Invoice factoring is a method businesses use to gain access to immediate cash. In this process, your business sells invoices to companies at a discounted price. Once the purchasing company owns the invoices, they are responsible for collecting payment from your customers.
What Industries Use This Way of Financing?
Many organizations use this tactic to maintain adequate working capital. Some fields that utilize this means frequently include:
- Government contractors
- Advertising companies
- Transportation services
- Staffing businesses
- Media companies
However, any operation that sends invoices to its clients can benefit from this funding option when cash flow is inconsistent. It gives you the ability to cover daily costs without having to wait for customers to pay.
What Is Recourse Factoring?
A recourse agreement states that you must purchase the invoice back from the buyer if your customers do not pay. This arrangement could affect your available funds if you have to buy back unpaid invoices. You often have options for handling this situation, such as:
- Paying the total through smaller installments
- Replacing the bad invoice with a new invoice of similar value
- Using the reserve percentage you previously withheld
What Is a Non-Recourse Arrangement?
With this type of financial contract, the invoice factor can not force you to repurchase invoices customers do not pay. Traditionally, this meant that the company buying the invoices had to absorb the costs of unpaid bills. However, modifications have changed the way this works for most arrangements made today.

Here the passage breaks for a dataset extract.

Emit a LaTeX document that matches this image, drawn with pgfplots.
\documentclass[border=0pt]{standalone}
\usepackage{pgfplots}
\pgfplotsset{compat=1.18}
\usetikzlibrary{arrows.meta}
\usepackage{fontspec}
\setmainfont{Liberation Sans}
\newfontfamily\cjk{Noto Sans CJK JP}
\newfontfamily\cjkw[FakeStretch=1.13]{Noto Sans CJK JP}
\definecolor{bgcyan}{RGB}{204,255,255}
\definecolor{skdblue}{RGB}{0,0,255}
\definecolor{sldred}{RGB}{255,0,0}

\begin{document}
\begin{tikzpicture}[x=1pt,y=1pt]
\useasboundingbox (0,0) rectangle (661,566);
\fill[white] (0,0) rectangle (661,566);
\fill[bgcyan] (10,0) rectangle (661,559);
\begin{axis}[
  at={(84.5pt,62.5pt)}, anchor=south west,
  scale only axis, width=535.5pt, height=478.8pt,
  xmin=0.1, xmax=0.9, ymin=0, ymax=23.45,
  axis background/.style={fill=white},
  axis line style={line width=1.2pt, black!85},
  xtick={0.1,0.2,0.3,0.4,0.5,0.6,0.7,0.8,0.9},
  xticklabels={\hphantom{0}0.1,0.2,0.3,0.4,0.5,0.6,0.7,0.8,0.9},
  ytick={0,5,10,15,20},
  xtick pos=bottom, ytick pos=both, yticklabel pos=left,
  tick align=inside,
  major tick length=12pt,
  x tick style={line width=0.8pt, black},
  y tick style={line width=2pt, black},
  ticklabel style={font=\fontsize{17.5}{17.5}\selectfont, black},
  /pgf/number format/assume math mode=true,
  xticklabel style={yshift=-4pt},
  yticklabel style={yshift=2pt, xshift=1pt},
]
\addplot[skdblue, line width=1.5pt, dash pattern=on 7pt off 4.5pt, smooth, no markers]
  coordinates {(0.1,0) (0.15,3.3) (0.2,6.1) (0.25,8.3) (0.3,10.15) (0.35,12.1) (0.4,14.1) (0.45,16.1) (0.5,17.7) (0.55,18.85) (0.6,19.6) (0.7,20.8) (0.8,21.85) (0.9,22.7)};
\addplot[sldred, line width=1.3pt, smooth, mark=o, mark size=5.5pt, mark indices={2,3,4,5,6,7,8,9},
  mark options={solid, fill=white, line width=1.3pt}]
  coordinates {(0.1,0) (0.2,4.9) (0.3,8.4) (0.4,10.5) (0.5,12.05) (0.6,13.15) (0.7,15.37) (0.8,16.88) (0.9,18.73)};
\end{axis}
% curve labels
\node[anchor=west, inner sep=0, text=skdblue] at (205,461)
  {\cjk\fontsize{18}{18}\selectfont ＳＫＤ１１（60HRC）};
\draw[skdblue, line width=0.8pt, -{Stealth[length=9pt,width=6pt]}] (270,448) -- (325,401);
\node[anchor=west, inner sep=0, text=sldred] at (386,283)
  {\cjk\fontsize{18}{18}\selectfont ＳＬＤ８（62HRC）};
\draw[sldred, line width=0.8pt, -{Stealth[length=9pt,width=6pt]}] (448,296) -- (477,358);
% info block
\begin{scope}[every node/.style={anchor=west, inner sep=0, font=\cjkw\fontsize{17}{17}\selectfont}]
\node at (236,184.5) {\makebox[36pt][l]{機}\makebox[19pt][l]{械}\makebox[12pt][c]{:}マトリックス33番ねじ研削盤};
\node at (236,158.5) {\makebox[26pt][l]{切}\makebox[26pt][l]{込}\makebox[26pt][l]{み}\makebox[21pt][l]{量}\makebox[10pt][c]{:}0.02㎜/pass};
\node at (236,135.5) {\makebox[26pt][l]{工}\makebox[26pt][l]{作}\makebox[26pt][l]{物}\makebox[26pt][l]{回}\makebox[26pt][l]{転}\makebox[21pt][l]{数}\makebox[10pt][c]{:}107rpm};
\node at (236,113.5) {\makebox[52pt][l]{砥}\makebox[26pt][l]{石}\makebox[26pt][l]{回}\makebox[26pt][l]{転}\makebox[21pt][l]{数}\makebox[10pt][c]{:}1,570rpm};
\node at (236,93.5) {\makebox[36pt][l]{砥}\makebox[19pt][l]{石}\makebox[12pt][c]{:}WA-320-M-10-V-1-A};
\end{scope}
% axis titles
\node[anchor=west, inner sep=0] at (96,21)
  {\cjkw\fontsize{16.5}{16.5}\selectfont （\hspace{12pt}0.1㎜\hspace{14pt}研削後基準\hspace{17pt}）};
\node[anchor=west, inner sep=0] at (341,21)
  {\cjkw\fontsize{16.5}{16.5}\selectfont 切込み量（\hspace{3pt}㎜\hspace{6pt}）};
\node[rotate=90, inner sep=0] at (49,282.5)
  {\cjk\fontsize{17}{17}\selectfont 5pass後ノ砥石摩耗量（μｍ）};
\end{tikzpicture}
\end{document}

Some things to consider with non-recourse contracts include:
- You do not have to buy back invoices if your customer declares bankruptcy.

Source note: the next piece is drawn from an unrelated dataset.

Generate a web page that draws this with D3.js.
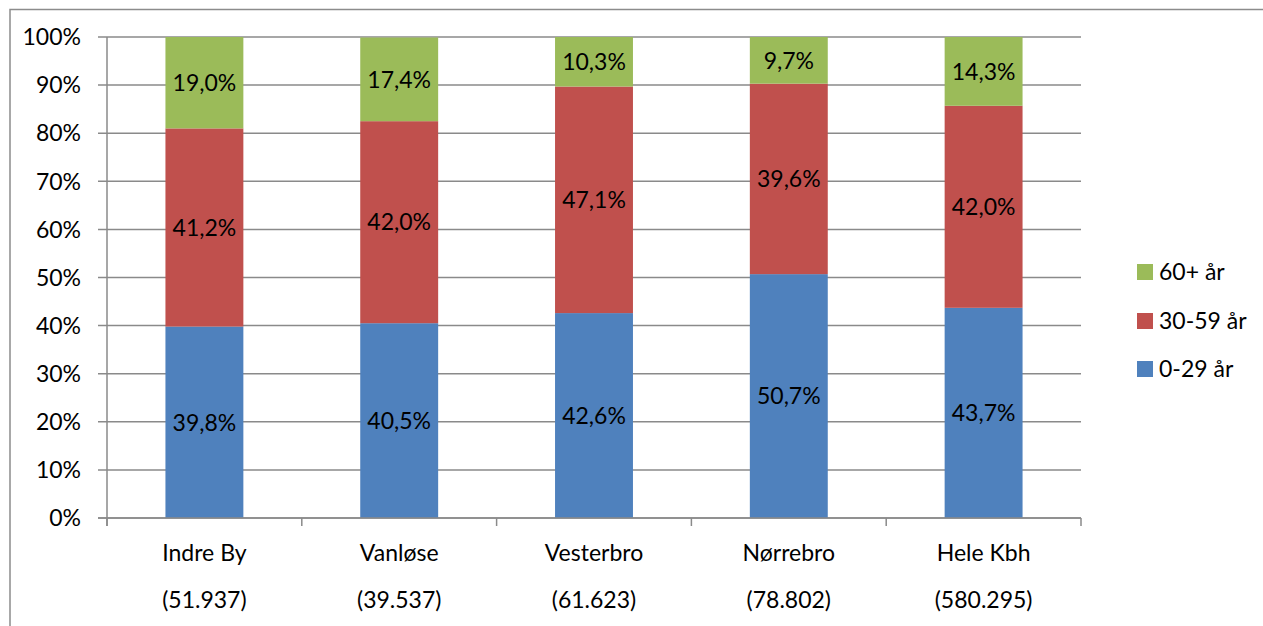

- You are responsible for invoices that your clients dispute.
- You typically have to repurchase bills from patrons who are forgetful or slow to pay.
- You can reduce your risk if the purchasing company takes on collection services for your business.
- You likely have to pay more for non-recourse agreements.
Which Arrangement Is Best for Your Business?
The best choice for your organization depends on many factors. There are pros and cons to both options. Consider the elements carefully before you decide how to set up your agreement. When you make a non-recourse arrangement, it is vital to understand which conditions the contract covers and which it does not take on. Sometimes the terms are not worth the increased fees.
The most crucial component is finding the right partner for your business. Ensure the company is willing to work with you when clients do not pay, so you are not left with a void in your working capital.
When funds are low due to seasonal changes or other revenue fluctuations, invoice factoring provides you with an influx of cash to cover your operational costs.